In Argentinien wird eine dreitägige Staatstrauer angeordnet, Diego Maradona ist gestorben. Die Götter geben ihren Lieblingen alles ganz, die Freuden ganz, die Schmerzen ganz.
(umgebaut nach Goethe)

Das Lied zum Winter der Nerzmäntel im Klassenzimmer

8 Gedanken zu “Corona 258

      • Unmöglich. Wenn sich deshalb jemand ansteckt, verklagt hoffentlich dieser jemand das Ministerium.

        Mein verstorbener Onkel war Direktor einer Gesamtschule im Westfälischen. Dort wanderten seit Mitte der 1970er viele Russlandmennoniten und Evangeliumschristen-Baptisten aus der Sowjetunion zu, die Ende der 1970er, Anfang der 1980er ihre Töchter nicht in den Schwimmunterricht schicken wollten. Das hat er ihnen aber nicht durchgehen lassen.

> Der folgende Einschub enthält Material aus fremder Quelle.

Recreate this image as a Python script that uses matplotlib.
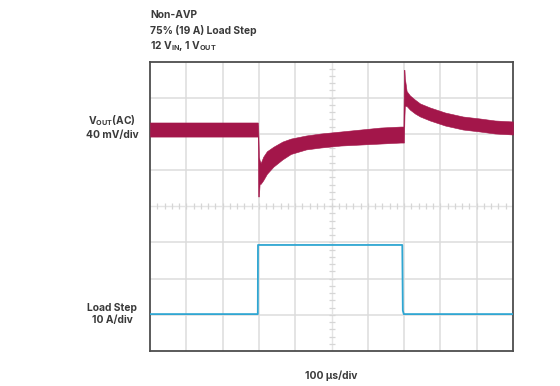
import numpy as np
import matplotlib
matplotlib.use("Agg")
import matplotlib.pyplot as plt

# ---- data ----
# VOUT (AC) band envelope: time in us, deviation in mV from pre-step level
vout_t = [0, 297, 298, 300, 302, 305, 312, 322, 340, 365, 388, 430, 470, 525,
          580, 635, 690, 698, 699.5, 701, 702, 707, 716, 730, 744, 771, 813,
          862, 909, 950, 1000]
vout_top = [7.8, 7.8, 4, -30, -34, -37, -30, -24, -19, -13.3, -10, -6.6, -4.4,
            -2.2, 0, 2.2, 3.3, 3.3, 66, 66, 57, 42.5, 37.7, 33, 28.8, 24.4,
            18.8, 14.4, 12.2, 10, 8.9]
vout_bot = [-7.8, -7.8, -74, -74, -60, -60, -56, -49, -41, -33, -27, -22, -19.9,
            -17.7, -16.6, -15.5, -14.4, -14.4, -14.4, 15, 26, 26, 22, 17.7,
            14.4, 10, 4.4, 0, -2.2, -4.4, -5.5]
# Load step current: time in us, current in A
load_t = [0, 297, 297.5, 695, 696.5, 699, 1000]
load_i = [0, 0, 19.1, 19.1, 1.0, 0, 0]

title_lines = ["Non-AVP", "75% (19 A) Load Step", r"12 V$_{\rm IN}$, 1 V$_{\rm OUT}$"]
vout_label = "V$_{\\rm OUT}$(AC)\n40 mV/div"
load_label = "Load Step\n10 A/div"
time_label = "100 µs/div"

# scope settings
US_PER_DIV = 100.0
MV_PER_DIV = 40.0
A_PER_DIV = 10.0
VOUT_OFFSET_DIV = 6.12
LOAD_OFFSET_DIV = 1.02

plt.rcParams['mathtext.fontset'] = 'custom'
plt.rcParams['mathtext.rm'] = 'Inter:bold'
plt.rcParams['mathtext.default'] = 'rm'

fig = plt.figure(figsize=(5.6, 3.86), dpi=100)
ax = fig.add_axes([150/560, 1-351/386, 363/560, 289.5/386])
ax.set_xlim(0, 10)
ax.set_ylim(0, 8)

grid_c = '#dcdcdc'
for gx in range(1, 10):
    if gx != 5:
        ax.axvline(gx, color=grid_c, lw=1.1, zorder=1)
for gy in range(1, 8):
    if gy != 4:
        ax.axhline(gy, color=grid_c, lw=1.1, zorder=1)
# center cross with minor ticks
ax.axvline(5, color='#e4e4e4', lw=1.0, zorder=1)
ax.axhline(4, color='#e4e4e4', lw=1.0, zorder=1)
mx = np.arange(0.2, 10, 0.2)
ax.plot(mx, np.full_like(mx, 4), ls='none', marker='|', ms=4, mew=0.9, color='#d6d6d6', zorder=1)
my = np.arange(0.2, 8, 0.2)
ax.plot(np.full_like(my, 5), my, ls='none', marker='_', ms=4, mew=0.9, color='#d6d6d6', zorder=1)

vt = np.array(vout_t) / US_PER_DIV
vtop = VOUT_OFFSET_DIV + np.array(vout_top) / MV_PER_DIV
vbot = VOUT_OFFSET_DIV + np.array(vout_bot) / MV_PER_DIV
red = '#a3164a'
ax.fill_between(vt, vbot, vtop, color=red, lw=0.4, edgecolor=red, zorder=3)

lt = np.array(load_t) / US_PER_DIV
li = LOAD_OFFSET_DIV + np.array(load_i) / A_PER_DIV
ax.plot(lt, li, color='#2fa6d2', lw=1.3, zorder=3)

ax.set_xticks([])
ax.set_yticks([])
for s in ax.spines.values():
    s.set_color('#4d4d4d')
    s.set_linewidth(1.3)

tc = '#3a3a3a'
fkw = dict(family='Inter', weight='bold', color=tc, fontsize=7.4)
for i, line in enumerate(title_lines):
    fig.text(150/560, 1-(15 + 15.5*i)/386, line, ha='left', va='center', **fkw)
fig.text(112/560, 1-126.5/386, vout_label, ha='center', va='center', multialignment='center', linespacing=1.3, **fkw)
fig.text(112/560, 1-314/386, load_label, ha='center', va='center', multialignment='center', linespacing=1.3, **fkw)
fig.text(331/560, 1-376/386, time_label, ha='center', va='center', **fkw)

fig.savefig('out.png', dpi=100)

      • Dafür muss man Rückgrat haben. Respekt.
        Die Fundamentalisten jedweder Couleur treten immer massiv auf. Die Kraft ist groß, die man braucht dagegen zu halten.

      • Bei den Spätaussiedlern und Rußlanddeutschen habe ich noch Verständnis für eine solche Haltung; die hat ihnen unter der SSoffjett-Unterdrückung beim Durchstehen geholfen. Es ist gar nicht leicht, aus solchen von Kindesbeinen und seit Generationen überlieferten Verhaltensstrukturen herauszukommen. Diese Wir-hier-drinnen-sind-gut-und-die-Außenwelt-ist-böse-Einstellung, die – auch da nicht ohne Grund – die ersten Christengemeinden geprägt haben mag, ist der Boden, auf dem ein unheimlich starker Zusammenhalt gedeiht. Da wird schon mal ein verlassenes Dorf für einen Appel und ein Ei gekauft, und binnen kürzester Zeit haben sie, Hand in Hand, alles neu aufgebaut und renoviert. Wie in „Der letzte Zeuge“, wo sie alle kommen, um diese Scheune aufzurichten. Den Film muß man übrigens im Originalton sehen!
        Aber besonders für die junge Generation ist es auch eine unheimliche Zerreißprobe. Manche bleiben dabei, so als Pseudo-Amische, manche steigen aus und rutschen oft gleich in die Kriminalität ab, weil sie ja keine anderen Normen als die der Gemeinde kennen, die sie gerade verworfen haben, und manche werden seelisch krank. Und wieviel Leid aus „wer zweimal datet, ist verlobt“ entsteht, kann man gar nicht ermessen.
        Speziell bei Evangeliumschristen-Baptisten habe ich ein bißchen hinter die Kulissen schauen dürfen, und da ist mir schon aufgefallen, wie stark die Parallelen zu Jehova-Zeugen sind: in den Regeln fürs tägliche Leben, aber auch in der Abgrenzung von „wir sind die Guten, und wer uns nicht folgt, ist böse, wer bei uns aussteigt, ist dem Teufel verfallen“. Kein Wunder, theologiegeschichtlich sind es zwei Blüten am selben Ast.
        Mennoniten dagegen habe ich nicht so verklemmt streng erlebt, aber „meine“ Mennoniten sind auch keine Rußland-Mennoniten, sondern in den Gebieten zuhause, die aus einstmals Hl.Röm.Reich zu Frankreich gekommen sind.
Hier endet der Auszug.